** LISTED ENTRIES **

^^^^

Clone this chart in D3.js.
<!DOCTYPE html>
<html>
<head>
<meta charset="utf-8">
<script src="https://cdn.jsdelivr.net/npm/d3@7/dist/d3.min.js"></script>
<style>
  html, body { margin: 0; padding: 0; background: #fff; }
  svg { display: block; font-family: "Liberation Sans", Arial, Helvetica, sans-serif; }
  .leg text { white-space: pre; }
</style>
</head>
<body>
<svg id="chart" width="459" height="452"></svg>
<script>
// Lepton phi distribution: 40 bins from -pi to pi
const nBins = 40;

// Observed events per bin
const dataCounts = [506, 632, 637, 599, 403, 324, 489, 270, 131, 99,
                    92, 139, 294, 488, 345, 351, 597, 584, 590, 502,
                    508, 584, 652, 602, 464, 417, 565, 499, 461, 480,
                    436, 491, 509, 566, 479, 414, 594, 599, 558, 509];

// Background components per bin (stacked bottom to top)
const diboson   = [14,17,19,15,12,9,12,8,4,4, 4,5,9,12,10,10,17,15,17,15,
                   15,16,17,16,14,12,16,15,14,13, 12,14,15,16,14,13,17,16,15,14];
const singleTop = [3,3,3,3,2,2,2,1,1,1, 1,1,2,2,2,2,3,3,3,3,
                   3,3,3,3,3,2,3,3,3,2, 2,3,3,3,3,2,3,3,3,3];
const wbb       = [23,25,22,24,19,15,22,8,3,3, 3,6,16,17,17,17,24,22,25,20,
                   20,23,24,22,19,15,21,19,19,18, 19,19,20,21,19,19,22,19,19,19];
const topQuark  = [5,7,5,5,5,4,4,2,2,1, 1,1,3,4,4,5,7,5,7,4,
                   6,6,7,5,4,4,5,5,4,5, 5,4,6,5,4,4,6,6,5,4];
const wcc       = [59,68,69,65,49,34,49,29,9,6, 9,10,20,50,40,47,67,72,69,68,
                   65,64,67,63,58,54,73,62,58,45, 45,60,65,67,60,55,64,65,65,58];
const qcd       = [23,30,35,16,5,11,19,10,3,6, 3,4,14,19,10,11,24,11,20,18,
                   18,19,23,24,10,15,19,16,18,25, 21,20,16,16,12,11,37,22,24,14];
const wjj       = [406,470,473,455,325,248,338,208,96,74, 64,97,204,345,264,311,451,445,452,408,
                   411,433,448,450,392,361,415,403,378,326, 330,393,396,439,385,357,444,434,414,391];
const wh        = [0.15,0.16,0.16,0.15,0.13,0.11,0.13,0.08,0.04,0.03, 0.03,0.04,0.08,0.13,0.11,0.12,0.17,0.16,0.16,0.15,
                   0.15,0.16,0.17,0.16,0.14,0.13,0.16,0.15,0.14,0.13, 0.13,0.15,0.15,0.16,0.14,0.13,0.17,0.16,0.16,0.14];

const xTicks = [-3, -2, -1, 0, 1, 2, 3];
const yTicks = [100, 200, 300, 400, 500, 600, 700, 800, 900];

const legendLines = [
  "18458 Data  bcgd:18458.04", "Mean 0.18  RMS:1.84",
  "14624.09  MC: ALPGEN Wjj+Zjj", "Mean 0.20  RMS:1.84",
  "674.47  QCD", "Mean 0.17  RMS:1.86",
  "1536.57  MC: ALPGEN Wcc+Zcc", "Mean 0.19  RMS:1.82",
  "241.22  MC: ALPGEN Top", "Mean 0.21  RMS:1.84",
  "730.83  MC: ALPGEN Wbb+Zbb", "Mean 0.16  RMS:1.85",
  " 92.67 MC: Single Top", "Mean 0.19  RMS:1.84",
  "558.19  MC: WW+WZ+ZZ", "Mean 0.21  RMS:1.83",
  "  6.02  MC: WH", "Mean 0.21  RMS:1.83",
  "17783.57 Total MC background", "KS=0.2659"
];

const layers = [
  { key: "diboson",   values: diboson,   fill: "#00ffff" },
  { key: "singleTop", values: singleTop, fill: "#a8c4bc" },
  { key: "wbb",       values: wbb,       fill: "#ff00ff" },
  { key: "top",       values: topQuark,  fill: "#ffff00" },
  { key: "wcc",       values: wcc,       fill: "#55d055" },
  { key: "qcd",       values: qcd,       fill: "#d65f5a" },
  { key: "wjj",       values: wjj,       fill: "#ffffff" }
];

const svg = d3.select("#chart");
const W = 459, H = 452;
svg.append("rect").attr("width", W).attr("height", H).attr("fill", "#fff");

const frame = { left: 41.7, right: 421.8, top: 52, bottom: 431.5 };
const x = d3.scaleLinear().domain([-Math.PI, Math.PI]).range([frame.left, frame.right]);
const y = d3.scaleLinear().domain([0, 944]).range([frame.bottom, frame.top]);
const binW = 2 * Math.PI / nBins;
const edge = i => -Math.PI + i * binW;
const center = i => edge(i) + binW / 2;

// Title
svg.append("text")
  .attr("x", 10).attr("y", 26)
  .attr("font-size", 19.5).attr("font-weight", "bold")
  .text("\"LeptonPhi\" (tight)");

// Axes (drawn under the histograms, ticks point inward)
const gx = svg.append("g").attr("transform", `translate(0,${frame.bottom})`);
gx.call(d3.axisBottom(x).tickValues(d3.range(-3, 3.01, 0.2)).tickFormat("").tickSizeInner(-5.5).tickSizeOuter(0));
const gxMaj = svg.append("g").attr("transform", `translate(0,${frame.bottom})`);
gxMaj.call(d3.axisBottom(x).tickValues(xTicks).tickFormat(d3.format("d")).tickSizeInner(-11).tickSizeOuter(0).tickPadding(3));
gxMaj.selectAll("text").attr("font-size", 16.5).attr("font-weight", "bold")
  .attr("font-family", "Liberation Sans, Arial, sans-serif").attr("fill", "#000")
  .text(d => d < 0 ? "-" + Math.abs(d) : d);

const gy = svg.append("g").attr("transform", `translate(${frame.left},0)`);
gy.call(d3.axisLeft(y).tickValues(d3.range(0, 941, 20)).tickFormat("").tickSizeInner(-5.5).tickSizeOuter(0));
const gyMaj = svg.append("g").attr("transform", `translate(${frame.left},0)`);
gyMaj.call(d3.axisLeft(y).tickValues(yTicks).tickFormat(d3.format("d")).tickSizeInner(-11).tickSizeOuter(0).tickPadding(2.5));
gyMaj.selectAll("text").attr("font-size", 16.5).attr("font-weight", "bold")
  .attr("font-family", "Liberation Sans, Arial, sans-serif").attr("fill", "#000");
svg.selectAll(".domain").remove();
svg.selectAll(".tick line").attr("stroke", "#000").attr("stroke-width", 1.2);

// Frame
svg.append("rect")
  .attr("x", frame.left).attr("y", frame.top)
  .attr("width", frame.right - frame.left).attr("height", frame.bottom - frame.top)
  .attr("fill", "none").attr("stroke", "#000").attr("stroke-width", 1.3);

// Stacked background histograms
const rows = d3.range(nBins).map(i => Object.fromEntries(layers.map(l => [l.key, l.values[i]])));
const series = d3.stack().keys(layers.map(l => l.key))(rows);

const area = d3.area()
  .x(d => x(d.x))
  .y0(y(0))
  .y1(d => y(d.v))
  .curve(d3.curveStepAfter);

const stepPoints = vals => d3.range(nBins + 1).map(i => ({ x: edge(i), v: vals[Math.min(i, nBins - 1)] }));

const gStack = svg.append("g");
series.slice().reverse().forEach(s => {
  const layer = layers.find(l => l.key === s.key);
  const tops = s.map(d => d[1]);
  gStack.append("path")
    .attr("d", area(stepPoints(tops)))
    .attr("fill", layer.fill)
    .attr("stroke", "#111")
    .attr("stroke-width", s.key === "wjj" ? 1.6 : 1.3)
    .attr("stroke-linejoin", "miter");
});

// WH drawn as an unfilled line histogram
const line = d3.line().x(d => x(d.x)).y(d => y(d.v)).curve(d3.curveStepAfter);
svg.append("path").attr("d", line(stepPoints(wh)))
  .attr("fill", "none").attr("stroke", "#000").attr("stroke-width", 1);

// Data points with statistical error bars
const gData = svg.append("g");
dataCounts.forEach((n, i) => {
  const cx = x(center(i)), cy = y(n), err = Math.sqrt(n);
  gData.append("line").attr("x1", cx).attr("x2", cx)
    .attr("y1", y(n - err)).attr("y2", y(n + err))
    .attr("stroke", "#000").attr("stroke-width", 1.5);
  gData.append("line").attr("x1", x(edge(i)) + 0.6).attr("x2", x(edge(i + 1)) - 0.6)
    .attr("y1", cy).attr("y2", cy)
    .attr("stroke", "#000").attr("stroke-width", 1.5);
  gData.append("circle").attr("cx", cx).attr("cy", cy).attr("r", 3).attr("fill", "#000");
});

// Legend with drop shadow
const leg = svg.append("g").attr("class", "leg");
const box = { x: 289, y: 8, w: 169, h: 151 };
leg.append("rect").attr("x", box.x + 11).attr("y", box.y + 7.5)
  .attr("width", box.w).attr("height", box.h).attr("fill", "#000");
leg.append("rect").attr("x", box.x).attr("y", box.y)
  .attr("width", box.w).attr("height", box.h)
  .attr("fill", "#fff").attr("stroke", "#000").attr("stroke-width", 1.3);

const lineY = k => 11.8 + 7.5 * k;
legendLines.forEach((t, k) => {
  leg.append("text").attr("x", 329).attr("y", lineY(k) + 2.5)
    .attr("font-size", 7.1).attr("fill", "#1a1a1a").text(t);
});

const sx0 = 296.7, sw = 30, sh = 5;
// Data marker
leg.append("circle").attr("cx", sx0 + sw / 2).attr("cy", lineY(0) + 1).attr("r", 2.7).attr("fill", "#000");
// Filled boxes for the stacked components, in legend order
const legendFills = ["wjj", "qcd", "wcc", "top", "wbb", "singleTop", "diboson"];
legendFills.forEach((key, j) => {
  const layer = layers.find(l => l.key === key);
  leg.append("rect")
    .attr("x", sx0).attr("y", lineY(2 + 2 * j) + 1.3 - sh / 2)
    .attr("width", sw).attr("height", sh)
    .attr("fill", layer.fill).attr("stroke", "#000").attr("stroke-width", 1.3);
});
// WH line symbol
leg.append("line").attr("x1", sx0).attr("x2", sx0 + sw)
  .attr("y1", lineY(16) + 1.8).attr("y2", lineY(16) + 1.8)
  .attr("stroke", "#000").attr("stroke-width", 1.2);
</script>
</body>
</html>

^^^^

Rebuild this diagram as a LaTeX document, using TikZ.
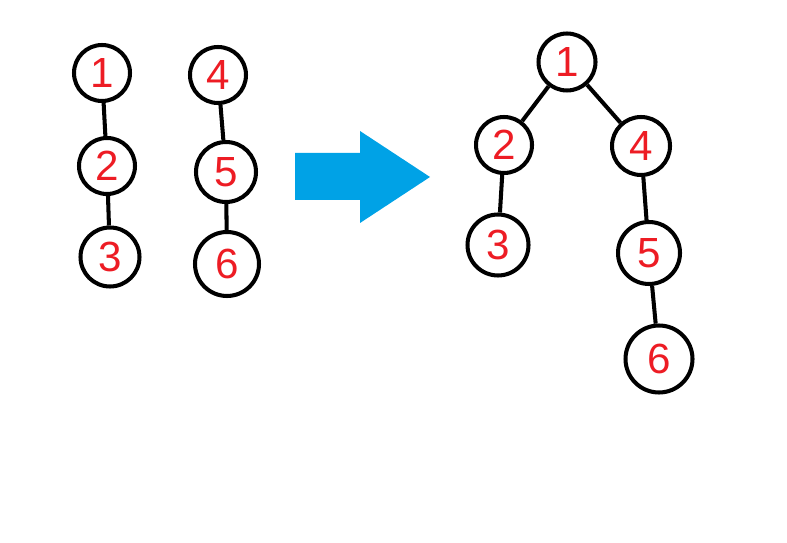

^^^^

** TASK STATEMENT **
Extract only the lines from the line with "Clone this chart in D3.js." through the line with "436, 491, 509, 566, 479, 414, 594, 599, 558, 509];", keeping both end lines exactly as they are.

** FINAL RESULT **
Clone this chart in D3.js.
<!DOCTYPE html>
<html>
<head>
<meta charset="utf-8">
<script src="https://cdn.jsdelivr.net/npm/d3@7/dist/d3.min.js"></script>
<style>
  html, body { margin: 0; padding: 0; background: #fff; }
  svg { display: block; font-family: "Liberation Sans", Arial, Helvetica, sans-serif; }
  .leg text { white-space: pre; }
</style>
</head>
<body>
<svg id="chart" width="459" height="452"></svg>
<script>
// Lepton phi distribution: 40 bins from -pi to pi
const nBins = 40;

// Observed events per bin
const dataCounts = [506, 632, 637, 599, 403, 324, 489, 270, 131, 99,
                    92, 139, 294, 488, 345, 351, 597, 584, 590, 502,
                    508, 584, 652, 602, 464, 417, 565, 499, 461, 480,
                    436, 491, 509, 566, 479, 414, 594, 599, 558, 509];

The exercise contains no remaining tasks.